* _What the task asks_: All of the data should be repeated exactly; pictures are not part of the copy.

* _Data shown_:
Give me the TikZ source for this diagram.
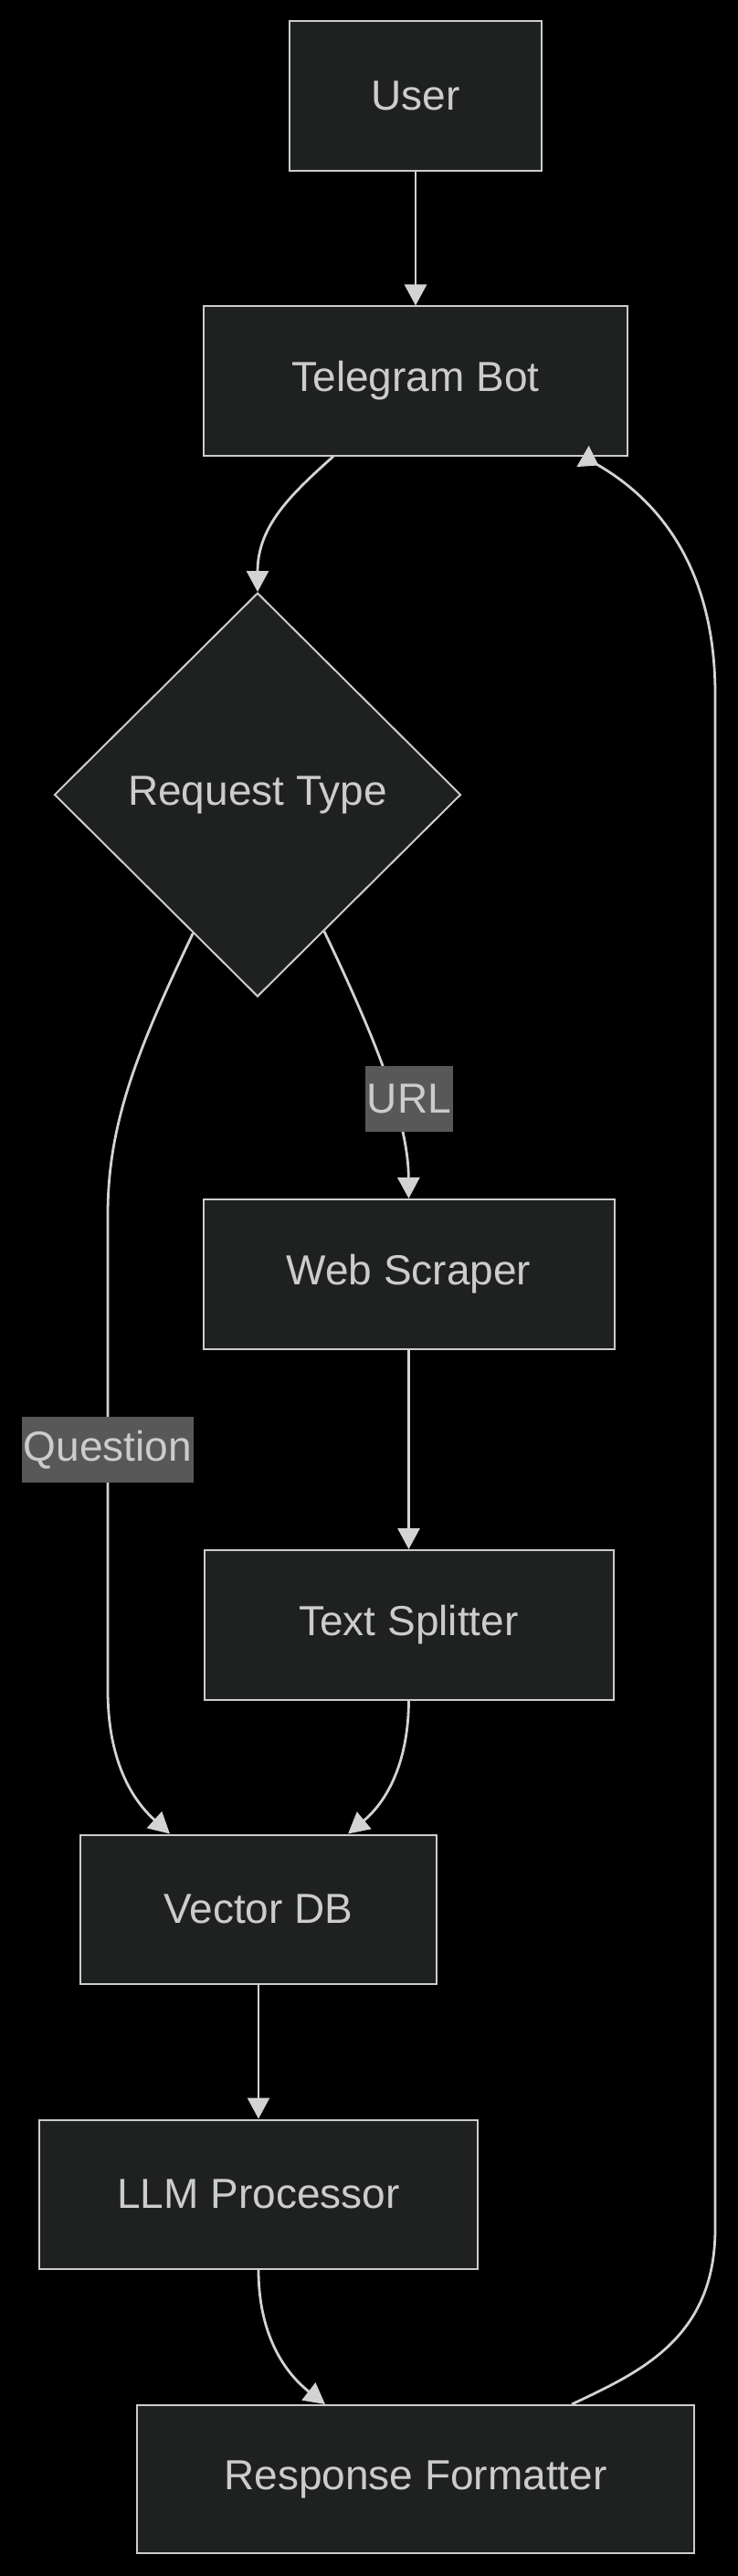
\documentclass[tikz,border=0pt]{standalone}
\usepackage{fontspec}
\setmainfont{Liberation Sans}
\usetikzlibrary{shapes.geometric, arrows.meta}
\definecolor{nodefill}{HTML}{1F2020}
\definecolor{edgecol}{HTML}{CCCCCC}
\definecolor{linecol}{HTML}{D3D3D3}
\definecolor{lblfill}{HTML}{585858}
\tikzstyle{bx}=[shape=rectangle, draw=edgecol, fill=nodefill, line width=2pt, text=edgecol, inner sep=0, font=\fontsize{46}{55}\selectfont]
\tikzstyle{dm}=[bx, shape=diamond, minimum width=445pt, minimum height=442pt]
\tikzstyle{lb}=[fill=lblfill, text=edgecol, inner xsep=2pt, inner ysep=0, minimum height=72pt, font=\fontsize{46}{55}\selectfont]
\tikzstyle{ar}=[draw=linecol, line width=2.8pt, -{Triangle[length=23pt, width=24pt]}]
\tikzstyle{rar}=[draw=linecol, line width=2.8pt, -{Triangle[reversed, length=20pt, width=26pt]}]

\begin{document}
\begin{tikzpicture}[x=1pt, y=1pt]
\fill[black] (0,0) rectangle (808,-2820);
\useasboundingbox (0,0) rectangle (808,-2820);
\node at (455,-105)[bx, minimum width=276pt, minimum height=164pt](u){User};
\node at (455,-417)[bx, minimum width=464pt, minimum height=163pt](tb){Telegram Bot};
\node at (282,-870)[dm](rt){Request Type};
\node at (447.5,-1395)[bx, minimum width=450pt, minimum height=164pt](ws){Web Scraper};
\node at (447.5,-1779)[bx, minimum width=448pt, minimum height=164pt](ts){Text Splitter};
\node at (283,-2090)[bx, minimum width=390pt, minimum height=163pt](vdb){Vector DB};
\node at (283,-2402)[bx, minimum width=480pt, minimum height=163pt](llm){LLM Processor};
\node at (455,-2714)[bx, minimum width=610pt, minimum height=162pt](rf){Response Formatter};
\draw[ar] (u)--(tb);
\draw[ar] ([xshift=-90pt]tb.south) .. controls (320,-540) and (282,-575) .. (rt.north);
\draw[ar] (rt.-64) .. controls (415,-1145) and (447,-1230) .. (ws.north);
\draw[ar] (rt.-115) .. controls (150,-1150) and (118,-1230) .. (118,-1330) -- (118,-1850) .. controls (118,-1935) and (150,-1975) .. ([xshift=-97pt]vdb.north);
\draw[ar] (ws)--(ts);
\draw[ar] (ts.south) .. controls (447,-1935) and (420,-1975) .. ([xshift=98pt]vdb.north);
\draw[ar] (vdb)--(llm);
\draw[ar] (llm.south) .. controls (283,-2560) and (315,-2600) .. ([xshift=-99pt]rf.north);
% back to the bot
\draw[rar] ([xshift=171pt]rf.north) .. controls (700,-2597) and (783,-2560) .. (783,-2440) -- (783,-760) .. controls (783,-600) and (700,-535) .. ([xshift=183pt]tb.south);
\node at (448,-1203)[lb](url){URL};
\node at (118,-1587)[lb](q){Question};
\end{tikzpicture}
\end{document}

* _Full answer_:
Give me the TikZ source for this diagram.
\documentclass[tikz,border=0pt]{standalone}
\usepackage{fontspec}
\setmainfont{Liberation Sans}
\usetikzlibrary{shapes.geometric, arrows.meta}
\definecolor{nodefill}{HTML}{1F2020}
\definecolor{edgecol}{HTML}{CCCCCC}
\definecolor{linecol}{HTML}{D3D3D3}
\definecolor{lblfill}{HTML}{585858}
\tikzstyle{bx}=[shape=rectangle, draw=edgecol, fill=nodefill, line width=2pt, text=edgecol, inner sep=0, font=\fontsize{46}{55}\selectfont]
\tikzstyle{dm}=[bx, shape=diamond, minimum width=445pt, minimum height=442pt]
\tikzstyle{lb}=[fill=lblfill, text=edgecol, inner xsep=2pt, inner ysep=0, minimum height=72pt, font=\fontsize{46}{55}\selectfont]
\tikzstyle{ar}=[draw=linecol, line width=2.8pt, -{Triangle[length=23pt, width=24pt]}]
\tikzstyle{rar}=[draw=linecol, line width=2.8pt, -{Triangle[reversed, length=20pt, width=26pt]}]

\begin{document}
\begin{tikzpicture}[x=1pt, y=1pt]
\fill[black] (0,0) rectangle (808,-2820);
\useasboundingbox (0,0) rectangle (808,-2820);
\node at (455,-105)[bx, minimum width=276pt, minimum height=164pt](u){User};
\node at (455,-417)[bx, minimum width=464pt, minimum height=163pt](tb){Telegram Bot};
\node at (282,-870)[dm](rt){Request Type};
\node at (447.5,-1395)[bx, minimum width=450pt, minimum height=164pt](ws){Web Scraper};
\node at (447.5,-1779)[bx, minimum width=448pt, minimum height=164pt](ts){Text Splitter};
\node at (283,-2090)[bx, minimum width=390pt, minimum height=163pt](vdb){Vector DB};
\node at (283,-2402)[bx, minimum width=480pt, minimum height=163pt](llm){LLM Processor};
\node at (455,-2714)[bx, minimum width=610pt, minimum height=162pt](rf){Response Formatter};
\draw[ar] (u)--(tb);
\draw[ar] ([xshift=-90pt]tb.south) .. controls (320,-540) and (282,-575) .. (rt.north);
\draw[ar] (rt.-64) .. controls (415,-1145) and (447,-1230) .. (ws.north);
\draw[ar] (rt.-115) .. controls (150,-1150) and (118,-1230) .. (118,-1330) -- (118,-1850) .. controls (118,-1935) and (150,-1975) .. ([xshift=-97pt]vdb.north);
\draw[ar] (ws)--(ts);
\draw[ar] (ts.south) .. controls (447,-1935) and (420,-1975) .. ([xshift=98pt]vdb.north);
\draw[ar] (vdb)--(llm);
\draw[ar] (llm.south) .. controls (283,-2560) and (315,-2600) .. ([xshift=-99pt]rf.north);
% back to the bot
\draw[rar] ([xshift=171pt]rf.north) .. controls (700,-2597) and (783,-2560) .. (783,-2440) -- (783,-760) .. controls (783,-600) and (700,-535) .. ([xshift=183pt]tb.south);
\node at (448,-1203)[lb](url){URL};
\node at (118,-1587)[lb](q){Question};
\end{tikzpicture}
\end{document}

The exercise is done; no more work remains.